PUSARAN.CO –Wakil Gubernur Kalbar Drs. H. Ria Norsan M.M., M.H., menghadiri Rapat Koordinasi Kelapa Sawit Nasional, di Pullman Hotel Jakarta Central Park, Senin (27/2/2023).
Kegiatan yang digelar Direktorat Jenderal Perkebunan Kementerian Pertanian Republik Indonesia, mengambil tema ‘Optimisme Pembangunan Perkebunan 2023, Akselerasi Pencapaian Peremajaan Sawit Rakyat’.
Menteri Pertanian Syahrul Yasin Limpo dalam sambutannya, memastikan program Peremajaan Sawit Rakyat (PSR) terus dilakukan secara merata di seluruh Indonesia. Ditargetkan, program ini bisa mencapai 180.000 hektar pada setiap tahunya. Demikian disampaikannya saat membuka rapat koordinasi sawit nasional dengan tema menjaga resiliensi perkebunan Indonesia 2023 dan akselerasi peremajaan sawit rakyat.
“Kita pastikan PSR sawit ini berjalan dengan baik. Tapi saya minta jangan ada aturan yang ribet-ribet karena program ini adalah program rakyat. Oleh karena itu, dalam rangka mendorong hal tersebut, setiap tahun program PSR ditargetkan seluas 180.000 hektar yang tersebar di 21 provinsi sentra kelapa sawit,” ujar Syahrul Yasin Limpo.
Lanjutnya, program PSR harus menjadi perhatian dan tanggungjawab bersama dalam meningkatkan produktivitas. Terlebih perhatian pemerintah daerah dalam mengawal penanaman pohon baru di wilayahnya masing-masing.
“Semua harus bergerak bersama untuk meningkatkan nilai kesejahteraan petani pekebun kita. Saatnya kita berjuang untuk petani agar skala ekonominya meningkat,” katanya.
Syahrul Yasin Limpo mengatakan, kontribusi kelapa sawit selama ini ditopang dari luasan areal tutupan yang mencapai 16,38 juta hektar, dimana sekitar 6,9 juta hektar merupakan milik pekebun sawit rakyat. Meski demikian, perkebunan sawit masih memiliki tantangan yang cukup besar seperti penggunaan agroinput yang belum maksimal.

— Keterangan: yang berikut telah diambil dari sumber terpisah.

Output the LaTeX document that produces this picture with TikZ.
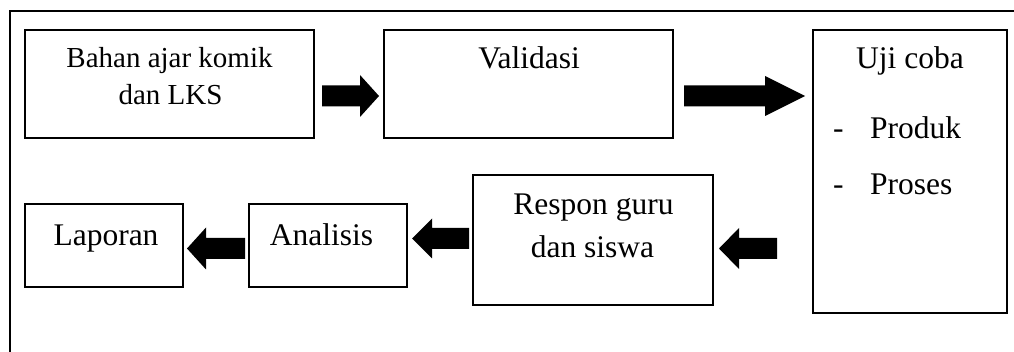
\documentclass[tikz,border=0pt]{standalone}
\usepackage{fontspec}
\setmainfont{Liberation Serif}
\usetikzlibrary{calc}
\newcommand\blockarrow[5]{%
  \fill let \p1=(#1), \p2=(#2), \n1={sign(\x2-\x1)} in
    (\x1,\y1+#3) -- ({\x2-\n1*#5},\y1+#3) -- ({\x2-\n1*#5},\y1+#4) -- (\x2,\y1)
    -- ({\x2-\n1*#5},\y1-#4) -- ({\x2-\n1*#5},\y1-#3) -- (\x1,\y1-#3) -- cycle;}
\begin{document}
\begin{tikzpicture}[x=1pt,y=-1pt,
  stepbox/.style={draw, line width=1.4pt, inner sep=0pt, outer sep=0pt, anchor=north west},
  txt/.style={anchor=base, inner sep=0pt, font=\fontsize{31.5}{38}\selectfont},
  smalltxt/.style={anchor=base, inner sep=0pt, font=\fontsize{29}{35}\selectfont},
  listtxt/.style={anchor=base west, inner sep=0pt, font=\fontsize{31.5}{38}\selectfont}]
\useasboundingbox (0,0) rectangle (1014,352);
% outer frame (cut by the page at right and bottom)
\draw[line width=1.4pt] (1030,11) -- (10,11) -- (10,370);
% boxes
\node[stepbox, minimum width=289pt, minimum height=108pt] (bahan) at (25,30) {};
\node[stepbox, minimum width=289pt, minimum height=108pt] (valid) at (384,30) {};
\node[stepbox, minimum width=194pt, minimum height=283pt] (uji) at (813,30) {};
\node[stepbox, minimum width=240pt, minimum height=130pt] (respon) at (473,175) {};
\node[stepbox, minimum width=158pt, minimum height=83pt] (analisis) at (249,204) {};
\node[stepbox, minimum width=158pt, minimum height=83pt] (laporan) at (25,204) {};
% texts
\node[smalltxt] (bahan1) at (169.5,68) {Bahan ajar komik};
\node[smalltxt] (bahan2) at (170.5,105) {dan LKS};
\node[txt] (validt) at (529,69) {Validasi};
\node[txt] (ujit) at (910,69) {Uji coba};
\node[listtxt] (ujip1) at (833,139) {-\hspace{26.5pt}Produk};
\node[listtxt] (ujip2) at (833,195) {-\hspace{26.5pt}Proses};
\node[txt] (respon1) at (593.5,215) {Respon guru};
\node[txt] (respon2) at (592.5,258) {dan siswa};
\node[txt] (analisist) at (321.5,246) {Analisis};
\node[txt] (laporant) at (106,246) {Laporan};
% arrow end points
\coordinate (a1s) at (322,96);   \coordinate (a1e) at (379,96);
\coordinate (a2s) at (684,96);   \coordinate (a2e) at (805,96);
\coordinate (a3s) at (777,248.5); \coordinate (a3e) at (719,248.5);
\coordinate (a4s) at (469,238.5); \coordinate (a4e) at (412,238.5);
\coordinate (a5s) at (245,248.5); \coordinate (a5e) at (187,248.5);
% block arrows
\blockarrow{a1s}{a1e}{10.5pt}{21pt}{19pt}
\blockarrow{a2s}{a2e}{10.5pt}{20pt}{40pt}
\blockarrow{a3s}{a3e}{10.5pt}{20.5pt}{20pt}
\blockarrow{a4s}{a4e}{10.5pt}{20pt}{20pt}
\blockarrow{a5s}{a5e}{10.5pt}{21pt}{19pt}
\end{tikzpicture}
\end{document}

Pada sisi lain, produktivitas sawit nasional baru mencapai 3–4 ton per hektar atau setara dengan CPO. Hal ini dapat mengancam masa depan sawit rakyat Indonesia jika tidak dilakukan langkah komprehensif. Diantaranya perlu melakukan perbaikan dari sektor hulu dengan mengganti tanaman tua atau yang sudah tidak produktif.
“Peningkatan produksi dan produktivitas kelapa sawit terus difasilitasi dengan pemanfaatan dana BPDP-KS (Badan Pengelola Dana Perkebunan Kelapa Sawit) melalui program PSR sejak tahun 2017 dengan menyasar kebun-kebun sawit atau tanaman tua,” terangnya.
Namun demikian, Syahrul Yasin Limpo mengatakan bahwa peremajaan kebun sawit rakyat tidak semudah membalikan tangan. Berbagai tantangan yang dihadapi Pekebun sawit kita, tentu perlu kerja keras dan kerja kolaborasi dari semua elemen dalam rangka mendukung secara aktif program ini.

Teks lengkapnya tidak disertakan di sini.